Brividi e lacrime
Gregg Araki è stato finora noto come un regista "estremo", specializzato nel mettere in scena con occhi impietoso situazioni limite riguardanti sessualità, droga, violenza ed eccessi di varia natura. Dichiaratamente omosessuale, ha fatto spesso e volentieri dei suoi film un mezzo per raccontare l'universo gay: il razzismo, le ingiustizie e le malattie con cui gli omosessuali di tutto il mondo devono confrontarsi, ma anche l'orgoglio di essere quello che si è senza menzogne o mezze verità. E quasi sempre nel raccontare le sue storie, l'estremismo dei temi era rispecchiato dall'anarchia e dall'aggressività quasi punk della forma. Ora Gregg Araki torna nelle sale con un film che, pur raccontando una storia struggente, disturbante e riguardante temi più che scottanti come la pedofilia e la sessualità infantile, lo fa con toni e con uno stile meno "arrabbiato", meno "estremo", più sereno, come se il regista abbia raggiunto una consapevolezza più completa e rassicurante di se stesso e del proprio cinema.
La storia di Mysterious Skin è quella tratta da un omonimo romanzo di Scott Heim e racconta le vicende di due ragazzi di diciotto anni apparentemente agli antipodi come situazione familiare e carattere ma accomunati da un passato che li ha segnati entrambi. Il primo, Brian Lacey, è convinto di essere stato rapito dagli UFO da quando a otto anni si è ritrovato nella cantina di casa, il sangue che gli colava dal naso e nessuna memoria di quanto gli era accaduto nelle ore precedenti; da allora è timido, insicuro, rifugge la sessualità e soffre di terribili incubi. Il secondo, Neil McCormick, è un ragazzo ribelle ed affascinante, sprezzante nei confronti di sé stesso e degli altri, con l'esclusione della madre e di un'amica, che per trovare i soldi per soddisfare i suoi vizi vende senza remore né traumi il suo corpo, sognando al tempo stesso di ritrovare il rapporto che aveva a otto anni con l'allenatore della sua squadra di baseball. Brian capirà che Neil è l'unico in grado di aiutarlo a capire cosa è realmente accaduto quando era bambino e anche Neil sarà costretto a fare i conti con il suo passato, eccessivamente idealizzato.
Mysterious Skin ha come protagonisti due ragazzi alla ricerca di loro stessi, entrambi segnati da eventi traumatici ma rielaborati in maniera opposta, splendidamente interpretati da Joseph Gordon-Levitt e da Brady Corbet. Racconta di un'infanzia violata e delle sue ripercussioni sul presente, dell'orrore della pedofilia, senza mai tirarsi indietro quando c'è da affrontare il tema spinoso della sessualità dei bambini. Se da un lato abbiamo un personaggio, Brian, il cui incontro prematuro e derivato dall'inganno col sesso ha sconvolto la sua vita, segnandolo profondamente e per sempre, dall'altro ne abbiamo uno, Neil, che ha scoperto altrettanto presto ma autonomamente la sua sessualità, e che di fronte all'inganno dell'adulto che ne abuserà si convince di aver effettuato scelte consapevoli e coscienti.

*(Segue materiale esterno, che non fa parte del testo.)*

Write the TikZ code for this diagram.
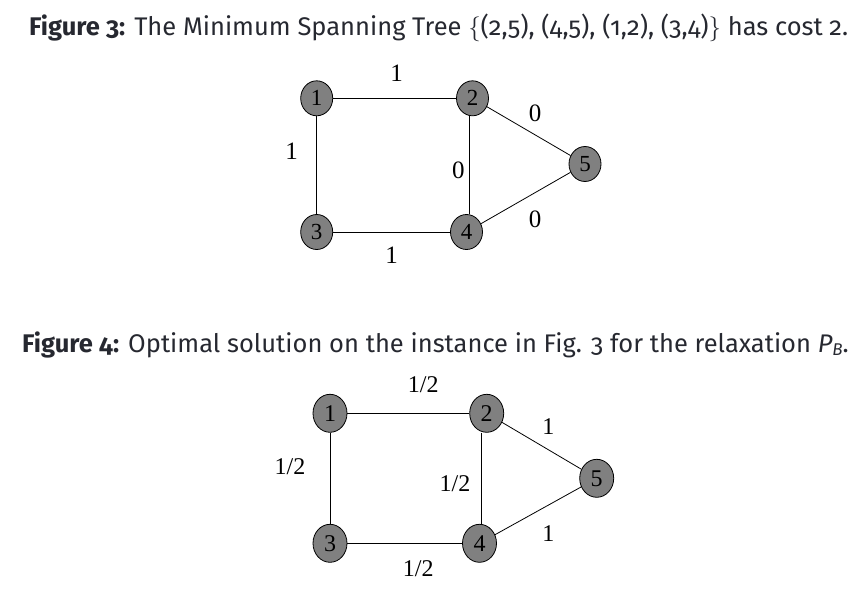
\documentclass[tikz,border=0pt]{standalone}
\usepackage{fontspec}
\setmainfont{Liberation Serif}
\newfontfamily\capfont[Numbers=OldStyle]{Fira Sans}
\usetikzlibrary{shapes.geometric}
\definecolor{captxt}{HTML}{262830}
\definecolor{nodegray}{HTML}{808080}
\tikzset{
  vtx/.style={ellipse, draw=black, line width=0.8pt, fill=nodegray, inner sep=0pt,
    minimum width=32pt, minimum height=35pt, font=\fontsize{23}{23}\selectfont},
  vtxb/.style={vtx, minimum width=34pt, minimum height=38pt, font=\fontsize{24}{24}\selectfont},
  edge/.style={draw=black, line width=0.8pt},
  lbl/.style={inner sep=0pt, font=\fontsize{25}{25}\selectfont},
  lblb/.style={inner sep=0pt, font=\fontsize{24}{24}\selectfont},
  captext/.style={inner sep=0pt, anchor=base west, text=captxt, font=\capfont\fontsize{25.5}{25.5}\selectfont}
}
\begin{document}
\begin{tikzpicture}[x=1pt,y=-1pt]
\useasboundingbox (0,0) rectangle (861,594);
% captions
\node[captext] (c3) at (29,36) {\textbf{Figure 3:} The Minimum Spanning Tree $\{$(2,5), (4,5), (1,2), (3,4)$\}$ has cost 2.};
\node[captext] (c4) at (22,352) {\textbf{Figure 4:} Optimal solution on the instance in Fig. 3 for the relaxation {\itshape P}\raisebox{-0.25ex}{\fontsize{17}{17}\selectfont\itshape B}.};
% figure 3
\node[vtx] (a1) at (316.7,98.3) {1};
\node[vtx] (a2) at (472.5,98.3) {2};
\node[vtx] (a5) at (585,164) {5};
\node[vtx] (a3) at (316.7,232) {3};
\node[vtx] (a4) at (466.5,232) {4};
\draw[edge] (a1) -- (a2);
\draw[edge] (a1) -- (a3);
\draw[edge] (a3) -- (a4);
\draw[edge] (469.3,98.3) coordinate (t2) (a2.south -| t2) -- (a4.north -| t2);
\draw[edge] (a2) -- (a5);
\draw[edge] (a4) -- (a5);
\node[lbl] (l12) at (396.7,73.3) {1};
\node[lbl] (l13) at (291.7,151.7) {1};
\node[lbl] (l24) at (458.3,170) {0};
\node[lbl] (l25) at (535,113.3) {0};
\node[lbl] (l45) at (535,219.3) {0};
\node[lbl] (l34) at (391.7,255) {1};
% figure 4
\node[vtxb] (b1) at (330,413.3) {1};
\node[vtxb] (b2) at (486.7,413.3) {2};
\node[vtxb] (b5) at (596.7,478.3) {5};
\node[vtxb] (b3) at (330,543.3) {3};
\node[vtxb] (b4) at (479.5,543.3) {4};
\draw[edge] (b1) -- (b2);
\draw[edge] (b1) -- (b3);
\draw[edge] (b3) -- (b4);
\draw[edge] (481.7,413.3) coordinate (u2) (b2.south -| u2) -- (b4.north -| u2);
\draw[edge] (b2) -- (b5);
\draw[edge] (b4) -- (b5);
\node[lblb] (m12) at (423.3,385) {1/2};
\node[lblb] (m13) at (290,466.7) {1/2};
\node[lblb] (m24) at (455,483.3) {1/2};
\node[lblb] (m25) at (548.3,426.7) {1};
\node[lblb] (m45) at (548.3,533.3) {1};
\node[lblb] (m34) at (418.3,568.3) {1/2};
\end{tikzpicture}
\end{document}
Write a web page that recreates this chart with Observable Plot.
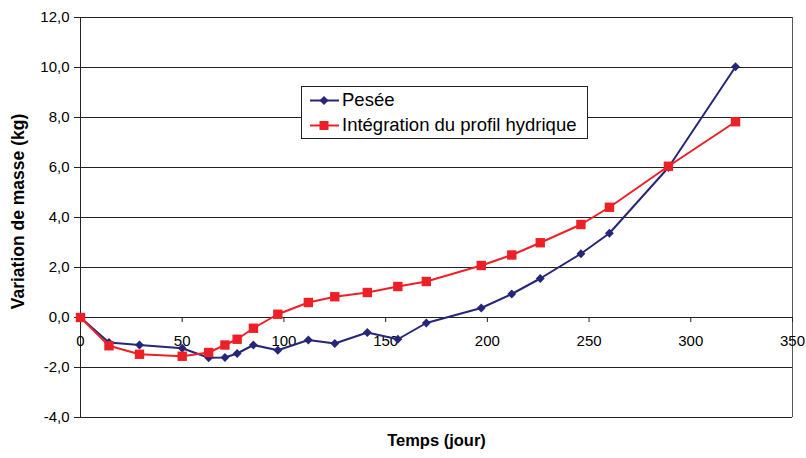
<!DOCTYPE html>
<html>
<head>
<meta charset="utf-8">
<script src="https://cdn.jsdelivr.net/npm/d3@7"></script>
<script src="https://cdn.jsdelivr.net/npm/@observablehq/plot@0.6"></script>
<style>
  html, body { margin: 0; padding: 0; background: #fff; }
  #wrap { position: relative; width: 806px; height: 458px; font-family: "Liberation Sans", Arial, sans-serif; }
  #legend { position: absolute; left: 301px; top: 86px; width: 285px; height: 51px; border: 1px solid #222; background: #fff; font-size: 18.5px; color: #000; }
  .item { position: absolute; left: 0; height: 26px; display: flex; align-items: center; }
  .item svg { display: block; }
  .item span { margin-left: 0px; white-space: nowrap; }
</style>
</head>
<body>
<div id="wrap">
  <div id="chart"></div>
  <div id="legend"></div>
</div>
<script>
// Data
const days = [0, 14, 29, 50, 63, 71, 77, 85, 97, 112, 125, 141, 156, 170, 197, 212, 226, 246, 260, 289, 322];
const pesee = [0, -1.0, -1.1, -1.23, -1.61, -1.6, -1.44, -1.1, -1.31, -0.9, -1.04, -0.6, -0.87, -0.22, 0.38, 0.94, 1.56, 2.55, 3.37, 6.0, 10.03];
const integration = [0, -1.13, -1.47, -1.55, -1.4, -1.1, -0.87, -0.43, 0.13, 0.6, 0.83, 1.0, 1.24, 1.44, 2.08, 2.5, 2.99, 3.72, 4.41, 6.05, 7.83];
const seriesNames = ["Pesée", "Intégration du profil hydrique"];
const seriesColors = ["#262678", "#ee2027"];
const xTicks = [0, 50, 100, 150, 200, 250, 300, 350];
const yTicks = [-4, -2, 0, 2, 4, 6, 8, 10, 12];
const xTitle = "Temps (jour)";
const yTitle = "Variation de masse (kg)";

const dataP = days.map((d, i) => ({x: d, y: pesee[i]}));
const dataI = days.map((d, i) => ({x: d, y: integration[i]}));
const fmt = v => v.toFixed(1).replace(".", ",");

const chart = Plot.plot({
  width: 806,
  height: 458,
  marginLeft: 80,
  marginRight: 14,
  marginTop: 17,
  marginBottom: 41,
  style: {fontFamily: '"Liberation Sans", Arial, sans-serif', fontSize: "15px", color: "#000", background: "#fff"},
  x: {domain: [0, 350], axis: null},
  y: {domain: [-4, 12], axis: null},
  marks: [
    Plot.ruleY(yTicks, {stroke: "#222", strokeWidth: 1}),
    Plot.ruleX([350], {stroke: "#555", strokeWidth: 1}),
    Plot.ruleX([0], {stroke: "#222", strokeWidth: 1}),
    Plot.axisY({ticks: yTicks, tickFormat: fmt, tickSize: 6, tickPadding: 5, fontSize: 15, label: null, stroke: "#222"}),
    Plot.ruleX(xTicks, {x: d => d, y1: 0, y2: 0, insetTop: 0, insetBottom: -5, stroke: "#222"}),
    Plot.text(xTicks, {x: d => d, y: 0, text: d => String(d), dy: 24, fontSize: 15, fill: "#000"}),
    Plot.text([xTitle], {frameAnchor: "bottom", textAnchor: "middle", lineAnchor: "middle", dy: 23, fontWeight: "bold", fontSize: 16.5, fill: "#000"}),
    Plot.text([yTitle], {frameAnchor: "left", textAnchor: "middle", rotate: -90, dx: -62, dy: -6, fontWeight: "bold", fontSize: 17.5, fill: "#000"}),
    Plot.line(dataP, {x: "x", y: "y", stroke: seriesColors[0], strokeWidth: 2}),
    Plot.line(dataI, {x: "x", y: "y", stroke: seriesColors[1], strokeWidth: 2}),
    Plot.dot(dataP, {x: "x", y: "y", symbol: "diamond2", r: 4, fill: seriesColors[0], stroke: "none"}),
    Plot.dot(dataI, {x: "x", y: "y", symbol: "square", r: 5.3, fill: seriesColors[1], stroke: "none"})
  ]
});
document.getElementById("chart").appendChild(chart);

// Legend
const legend = document.getElementById("legend");
seriesNames.forEach((name, i) => {
  const item = document.createElement("div");
  item.className = "item";
  item.style.top = (i === 0 ? 0 : 25) + "px";
  const sym = i === 0
    ? '<path d="M22,7 L26.5,11.5 L22,16 L17.5,11.5 Z" fill="' + seriesColors[i] + '"/>'
    : '<rect x="17.5" y="7" width="9" height="9" fill="' + seriesColors[i] + '"/>';
  item.innerHTML = '<svg width="40" height="23"><line x1="8" x2="37" y1="11.5" y2="11.5" stroke="' + seriesColors[i] + '" stroke-width="2"/>' + sym + '</svg><span>' + name + '</span>';
  legend.appendChild(item);
});
</script>
</body>
</html>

Araki racconta le storie e l'umanità di Brian e Neil con commovente partecipazione, alternando i flashback riguardanti la loro infanzia con la quotidianità del loro presente, mostrandone le piccole felicità e i grandi dolori, i tormenti interiori e le manifestazioni esteriori. Tutto senza mai cadere nel didascalismo o in un facile pietismo, senza moralismi né voglia di regalare facili scandali o sensazionalismi gratuiti. Il regista losangelino rimane fedele ai suoi temi e a riferimenti postmoderni come quelli visivi e narrativi che tirano in ballo e scherniscono la cultura pop degli ultimi decenni, smussando però gli spigoli più appuntiti e le ruvidità non necessarie del suo stile, realizzando così il suo film più bello, toccante e maturo: non si tratta di normalizzazione, ma di rinuncia ad un ribellismo a tutti i costi che sarebbe stato sterile e controproducente; senza però al tempo stesso scendere a nessun compromesso.
Etereo, allucinato eppur concretissimo, arioso ma al tempo stesso claustrofobico, Mysterious Skin ricorda nelle atmosfere un altro bellissimo film come Belli e dannatidi Gus Van Sant. Quello di Araki è un film che entra sottile, impercettibilmente ma profondamente sotto la pelle, un film che lascia privi degli usuali punti di riferimento e conduce in territori nuovi, bellissimi e spaventosi, un film che fa rabbrividire e colpisce allo stomaco per la crudeltà e l'assurdità delle storie che racconta e che commuove per la sensibilità con le quali le racconta. Un gioiello cinematografico da non lasciarsi scappare.